- _Work to do_
Output every line below exactly.

___

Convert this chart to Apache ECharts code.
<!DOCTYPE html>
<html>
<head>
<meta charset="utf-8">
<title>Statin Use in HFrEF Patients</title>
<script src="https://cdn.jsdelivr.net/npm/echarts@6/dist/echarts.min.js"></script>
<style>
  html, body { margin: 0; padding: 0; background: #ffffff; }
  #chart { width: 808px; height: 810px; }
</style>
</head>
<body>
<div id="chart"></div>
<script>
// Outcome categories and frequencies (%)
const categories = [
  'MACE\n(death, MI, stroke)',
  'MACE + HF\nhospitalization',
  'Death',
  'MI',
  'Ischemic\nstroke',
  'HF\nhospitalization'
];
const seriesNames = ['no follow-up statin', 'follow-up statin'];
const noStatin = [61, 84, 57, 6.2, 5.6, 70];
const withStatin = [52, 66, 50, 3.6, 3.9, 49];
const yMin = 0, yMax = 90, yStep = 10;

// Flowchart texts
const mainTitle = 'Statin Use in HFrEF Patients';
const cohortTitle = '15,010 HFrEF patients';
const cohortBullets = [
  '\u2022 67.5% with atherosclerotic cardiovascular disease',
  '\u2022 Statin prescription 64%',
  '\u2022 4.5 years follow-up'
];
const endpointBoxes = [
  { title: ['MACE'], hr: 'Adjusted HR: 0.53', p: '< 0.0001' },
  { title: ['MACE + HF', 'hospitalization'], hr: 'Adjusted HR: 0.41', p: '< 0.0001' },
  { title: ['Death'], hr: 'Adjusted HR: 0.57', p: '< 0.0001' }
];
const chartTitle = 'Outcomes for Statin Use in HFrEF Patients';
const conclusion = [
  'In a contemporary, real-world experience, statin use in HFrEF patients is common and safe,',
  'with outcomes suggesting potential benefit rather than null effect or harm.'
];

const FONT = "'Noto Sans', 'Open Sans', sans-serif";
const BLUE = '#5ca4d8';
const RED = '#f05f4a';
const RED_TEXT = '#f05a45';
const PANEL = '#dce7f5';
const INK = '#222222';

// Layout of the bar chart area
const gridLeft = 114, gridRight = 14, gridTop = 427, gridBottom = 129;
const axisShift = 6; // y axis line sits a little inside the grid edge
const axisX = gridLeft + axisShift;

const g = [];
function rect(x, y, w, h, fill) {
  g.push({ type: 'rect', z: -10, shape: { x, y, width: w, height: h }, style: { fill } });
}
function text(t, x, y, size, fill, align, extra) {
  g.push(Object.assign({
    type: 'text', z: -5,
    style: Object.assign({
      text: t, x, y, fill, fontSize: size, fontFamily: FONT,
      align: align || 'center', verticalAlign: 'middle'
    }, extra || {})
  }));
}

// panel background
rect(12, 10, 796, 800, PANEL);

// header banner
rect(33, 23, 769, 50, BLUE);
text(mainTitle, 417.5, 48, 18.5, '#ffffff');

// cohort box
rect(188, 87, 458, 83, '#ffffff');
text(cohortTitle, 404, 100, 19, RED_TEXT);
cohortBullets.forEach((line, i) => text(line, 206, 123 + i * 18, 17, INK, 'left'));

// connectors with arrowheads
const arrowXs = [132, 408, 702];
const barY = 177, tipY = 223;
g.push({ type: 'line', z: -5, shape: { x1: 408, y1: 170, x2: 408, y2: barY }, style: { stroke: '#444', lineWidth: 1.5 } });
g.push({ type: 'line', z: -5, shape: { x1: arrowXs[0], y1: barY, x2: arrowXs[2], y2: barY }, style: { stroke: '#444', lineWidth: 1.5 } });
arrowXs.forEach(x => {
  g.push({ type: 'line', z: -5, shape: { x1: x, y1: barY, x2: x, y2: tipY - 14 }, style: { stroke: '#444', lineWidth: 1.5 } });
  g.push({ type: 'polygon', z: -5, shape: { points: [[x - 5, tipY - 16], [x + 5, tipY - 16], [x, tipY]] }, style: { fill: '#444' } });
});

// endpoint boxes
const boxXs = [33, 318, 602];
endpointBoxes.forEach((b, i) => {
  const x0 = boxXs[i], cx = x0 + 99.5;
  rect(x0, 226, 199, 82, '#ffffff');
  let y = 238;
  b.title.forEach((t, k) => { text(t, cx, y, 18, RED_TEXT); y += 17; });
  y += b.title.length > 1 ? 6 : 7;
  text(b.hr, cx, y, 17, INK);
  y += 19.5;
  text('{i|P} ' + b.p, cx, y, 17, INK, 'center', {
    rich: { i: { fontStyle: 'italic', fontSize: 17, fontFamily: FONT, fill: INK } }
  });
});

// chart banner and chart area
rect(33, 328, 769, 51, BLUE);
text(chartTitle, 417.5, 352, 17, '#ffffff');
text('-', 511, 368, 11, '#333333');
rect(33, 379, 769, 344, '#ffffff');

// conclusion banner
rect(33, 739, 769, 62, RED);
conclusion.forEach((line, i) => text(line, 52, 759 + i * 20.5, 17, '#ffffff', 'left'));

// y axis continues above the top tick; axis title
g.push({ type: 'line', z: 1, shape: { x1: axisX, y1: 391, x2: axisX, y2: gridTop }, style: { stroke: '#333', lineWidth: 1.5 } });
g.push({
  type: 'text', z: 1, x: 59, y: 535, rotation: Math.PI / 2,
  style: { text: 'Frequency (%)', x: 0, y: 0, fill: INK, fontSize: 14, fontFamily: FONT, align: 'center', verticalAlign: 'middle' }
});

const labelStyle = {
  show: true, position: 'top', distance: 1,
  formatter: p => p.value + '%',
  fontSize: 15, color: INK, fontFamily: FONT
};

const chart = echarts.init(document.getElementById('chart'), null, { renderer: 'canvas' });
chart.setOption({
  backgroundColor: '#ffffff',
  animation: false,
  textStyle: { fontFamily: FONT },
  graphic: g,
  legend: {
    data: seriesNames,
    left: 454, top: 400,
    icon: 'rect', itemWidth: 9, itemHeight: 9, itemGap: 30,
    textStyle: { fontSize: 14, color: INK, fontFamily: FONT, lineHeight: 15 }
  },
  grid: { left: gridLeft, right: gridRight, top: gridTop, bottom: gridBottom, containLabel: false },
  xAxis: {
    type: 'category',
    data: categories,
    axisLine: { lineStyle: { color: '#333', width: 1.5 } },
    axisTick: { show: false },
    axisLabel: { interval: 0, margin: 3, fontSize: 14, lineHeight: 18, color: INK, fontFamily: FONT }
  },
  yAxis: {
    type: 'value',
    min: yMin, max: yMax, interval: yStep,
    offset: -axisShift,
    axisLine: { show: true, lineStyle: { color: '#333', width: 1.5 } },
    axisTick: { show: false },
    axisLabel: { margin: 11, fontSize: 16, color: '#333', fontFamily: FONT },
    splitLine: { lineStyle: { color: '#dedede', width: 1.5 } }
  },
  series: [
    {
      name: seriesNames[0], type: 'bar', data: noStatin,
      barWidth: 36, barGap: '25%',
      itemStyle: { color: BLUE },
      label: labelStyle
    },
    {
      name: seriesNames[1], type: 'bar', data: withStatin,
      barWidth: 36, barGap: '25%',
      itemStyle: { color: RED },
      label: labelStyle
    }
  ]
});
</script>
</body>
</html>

___

- _Final answer_
Convert this chart to Apache ECharts code.
<!DOCTYPE html>
<html>
<head>
<meta charset="utf-8">
<title>Statin Use in HFrEF Patients</title>
<script src="https://cdn.jsdelivr.net/npm/echarts@6/dist/echarts.min.js"></script>
<style>
  html, body { margin: 0; padding: 0; background: #ffffff; }
  #chart { width: 808px; height: 810px; }
</style>
</head>
<body>
<div id="chart"></div>
<script>
// Outcome categories and frequencies (%)
const categories = [
  'MACE\n(death, MI, stroke)',
  'MACE + HF\nhospitalization',
  'Death',
  'MI',
  'Ischemic\nstroke',
  'HF\nhospitalization'
];
const seriesNames = ['no follow-up statin', 'follow-up statin'];
const noStatin = [61, 84, 57, 6.2, 5.6, 70];
const withStatin = [52, 66, 50, 3.6, 3.9, 49];
const yMin = 0, yMax = 90, yStep = 10;

// Flowchart texts
const mainTitle = 'Statin Use in HFrEF Patients';
const cohortTitle = '15,010 HFrEF patients';
const cohortBullets = [
  '\u2022 67.5% with atherosclerotic cardiovascular disease',
  '\u2022 Statin prescription 64%',
  '\u2022 4.5 years follow-up'
];
const endpointBoxes = [
  { title: ['MACE'], hr: 'Adjusted HR: 0.53', p: '< 0.0001' },
  { title: ['MACE + HF', 'hospitalization'], hr: 'Adjusted HR: 0.41', p: '< 0.0001' },
  { title: ['Death'], hr: 'Adjusted HR: 0.57', p: '< 0.0001' }
];
const chartTitle = 'Outcomes for Statin Use in HFrEF Patients';
const conclusion = [
  'In a contemporary, real-world experience, statin use in HFrEF patients is common and safe,',
  'with outcomes suggesting potential benefit rather than null effect or harm.'
];

const FONT = "'Noto Sans', 'Open Sans', sans-serif";
const BLUE = '#5ca4d8';
const RED = '#f05f4a';
const RED_TEXT = '#f05a45';
const PANEL = '#dce7f5';
const INK = '#222222';

// Layout of the bar chart area
const gridLeft = 114, gridRight = 14, gridTop = 427, gridBottom = 129;
const axisShift = 6; // y axis line sits a little inside the grid edge
const axisX = gridLeft + axisShift;

const g = [];
function rect(x, y, w, h, fill) {
  g.push({ type: 'rect', z: -10, shape: { x, y, width: w, height: h }, style: { fill } });
}
function text(t, x, y, size, fill, align, extra) {
  g.push(Object.assign({
    type: 'text', z: -5,
    style: Object.assign({
      text: t, x, y, fill, fontSize: size, fontFamily: FONT,
      align: align || 'center', verticalAlign: 'middle'
    }, extra || {})
  }));
}

// panel background
rect(12, 10, 796, 800, PANEL);

// header banner
rect(33, 23, 769, 50, BLUE);
text(mainTitle, 417.5, 48, 18.5, '#ffffff');

// cohort box
rect(188, 87, 458, 83, '#ffffff');
text(cohortTitle, 404, 100, 19, RED_TEXT);
cohortBullets.forEach((line, i) => text(line, 206, 123 + i * 18, 17, INK, 'left'));

// connectors with arrowheads
const arrowXs = [132, 408, 702];
const barY = 177, tipY = 223;
g.push({ type: 'line', z: -5, shape: { x1: 408, y1: 170, x2: 408, y2: barY }, style: { stroke: '#444', lineWidth: 1.5 } });
g.push({ type: 'line', z: -5, shape: { x1: arrowXs[0], y1: barY, x2: arrowXs[2], y2: barY }, style: { stroke: '#444', lineWidth: 1.5 } });
arrowXs.forEach(x => {
  g.push({ type: 'line', z: -5, shape: { x1: x, y1: barY, x2: x, y2: tipY - 14 }, style: { stroke: '#444', lineWidth: 1.5 } });
  g.push({ type: 'polygon', z: -5, shape: { points: [[x - 5, tipY - 16], [x + 5, tipY - 16], [x, tipY]] }, style: { fill: '#444' } });
});

// endpoint boxes
const boxXs = [33, 318, 602];
endpointBoxes.forEach((b, i) => {
  const x0 = boxXs[i], cx = x0 + 99.5;
  rect(x0, 226, 199, 82, '#ffffff');
  let y = 238;
  b.title.forEach((t, k) => { text(t, cx, y, 18, RED_TEXT); y += 17; });
  y += b.title.length > 1 ? 6 : 7;
  text(b.hr, cx, y, 17, INK);
  y += 19.5;
  text('{i|P} ' + b.p, cx, y, 17, INK, 'center', {
    rich: { i: { fontStyle: 'italic', fontSize: 17, fontFamily: FONT, fill: INK } }
  });
});

// chart banner and chart area
rect(33, 328, 769, 51, BLUE);
text(chartTitle, 417.5, 352, 17, '#ffffff');
text('-', 511, 368, 11, '#333333');
rect(33, 379, 769, 344, '#ffffff');

// conclusion banner
rect(33, 739, 769, 62, RED);
conclusion.forEach((line, i) => text(line, 52, 759 + i * 20.5, 17, '#ffffff', 'left'));

// y axis continues above the top tick; axis title
g.push({ type: 'line', z: 1, shape: { x1: axisX, y1: 391, x2: axisX, y2: gridTop }, style: { stroke: '#333', lineWidth: 1.5 } });
g.push({
  type: 'text', z: 1, x: 59, y: 535, rotation: Math.PI / 2,
  style: { text: 'Frequency (%)', x: 0, y: 0, fill: INK, fontSize: 14, fontFamily: FONT, align: 'center', verticalAlign: 'middle' }
});

const labelStyle = {
  show: true, position: 'top', distance: 1,
  formatter: p => p.value + '%',
  fontSize: 15, color: INK, fontFamily: FONT
};

const chart = echarts.init(document.getElementById('chart'), null, { renderer: 'canvas' });
chart.setOption({
  backgroundColor: '#ffffff',
  animation: false,
  textStyle: { fontFamily: FONT },
  graphic: g,
  legend: {
    data: seriesNames,
    left: 454, top: 400,
    icon: 'rect', itemWidth: 9, itemHeight: 9, itemGap: 30,
    textStyle: { fontSize: 14, color: INK, fontFamily: FONT, lineHeight: 15 }
  },
  grid: { left: gridLeft, right: gridRight, top: gridTop, bottom: gridBottom, containLabel: false },
  xAxis: {
    type: 'category',
    data: categories,
    axisLine: { lineStyle: { color: '#333', width: 1.5 } },
    axisTick: { show: false },
    axisLabel: { interval: 0, margin: 3, fontSize: 14, lineHeight: 18, color: INK, fontFamily: FONT }
  },
  yAxis: {
    type: 'value',
    min: yMin, max: yMax, interval: yStep,
    offset: -axisShift,
    axisLine: { show: true, lineStyle: { color: '#333', width: 1.5 } },
    axisTick: { show: false },
    axisLabel: { margin: 11, fontSize: 16, color: '#333', fontFamily: FONT },
    splitLine: { lineStyle: { color: '#dedede', width: 1.5 } }
  },
  series: [
    {
      name: seriesNames[0], type: 'bar', data: noStatin,
      barWidth: 36, barGap: '25%',
      itemStyle: { color: BLUE },
      label: labelStyle
    },
    {
      name: seriesNames[1], type: 'bar', data: withStatin,
      barWidth: 36, barGap: '25%',
      itemStyle: { color: RED },
      label: labelStyle
    }
  ]
});
</script>
</body>
</html>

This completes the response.